By contrast, platforms like Netflix typically pay upfront, assuming the bulk of the financial risk themselves. She added:
“Netflix… takes on 100% of the risk… If you want a performance-based conversation, you also have to have some skin in the game.”
To further ground her argument, she pointed to Hollywood deal structures, referencing projects where actors and producers negotiate backend bonuses, often in exchange for reducing upfront costs and lowering financial risk for studios.
For Osiberu, the takeaway is straightforward: participation in long-term profit is rarely unconditional, it is negotiated, calculated, and tied to risk.
Her position ultimately circles back to a single idea that until actors are willing to engage with both the upside and the downside of filmmaking, and understand the economics that drive it, a blanket system of lifetime royalties may remain more aspirational than practical in Nollywood.

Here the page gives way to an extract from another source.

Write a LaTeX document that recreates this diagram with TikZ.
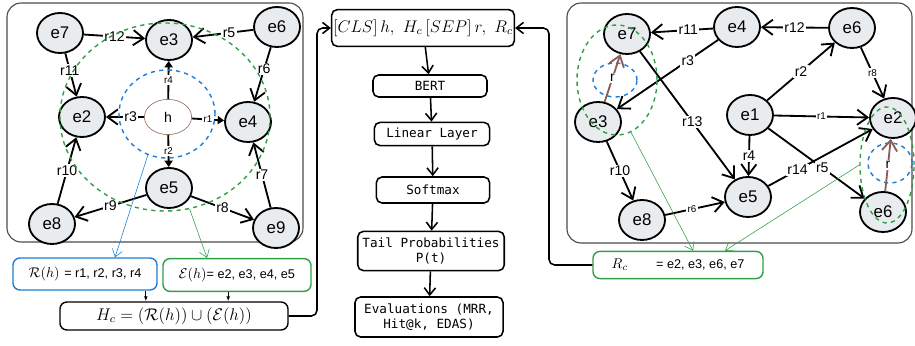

Between the emotional urgency of veterans demanding long-overdue compensation and the pragmatic resistance of a new generation focused on sustainability, Nollywood finds itself at a crossroads, forced to confront not just how it pays its actors, but how it defines value in an industry still coming into its own.
Conclusion
What began as a call for fairness has quickly evolved into something more complex: a reckoning with how Nollywood works and who it ultimately works for.
On one side are veterans like Patience Ozokwor and Kanayo O. Kanayo, asking for a system that recognises not just their labour, but their legacy. On the other are voices like Bolaji Ogunmola and Jade Osiberu, insisting that any promise of long-term reward must be matched by a willingness to share in risk.
Between them lies an industry still defining its rules, caught between past practices and future possibilities.
Whether Nollywood adopts royalties, expands profit-sharing models, or builds something entirely new, one thing is clear: the conversation is no longer just about what actors are owed, but about what the industry can realistically sustain.
And in that tension may lie the blueprint for its next evolution.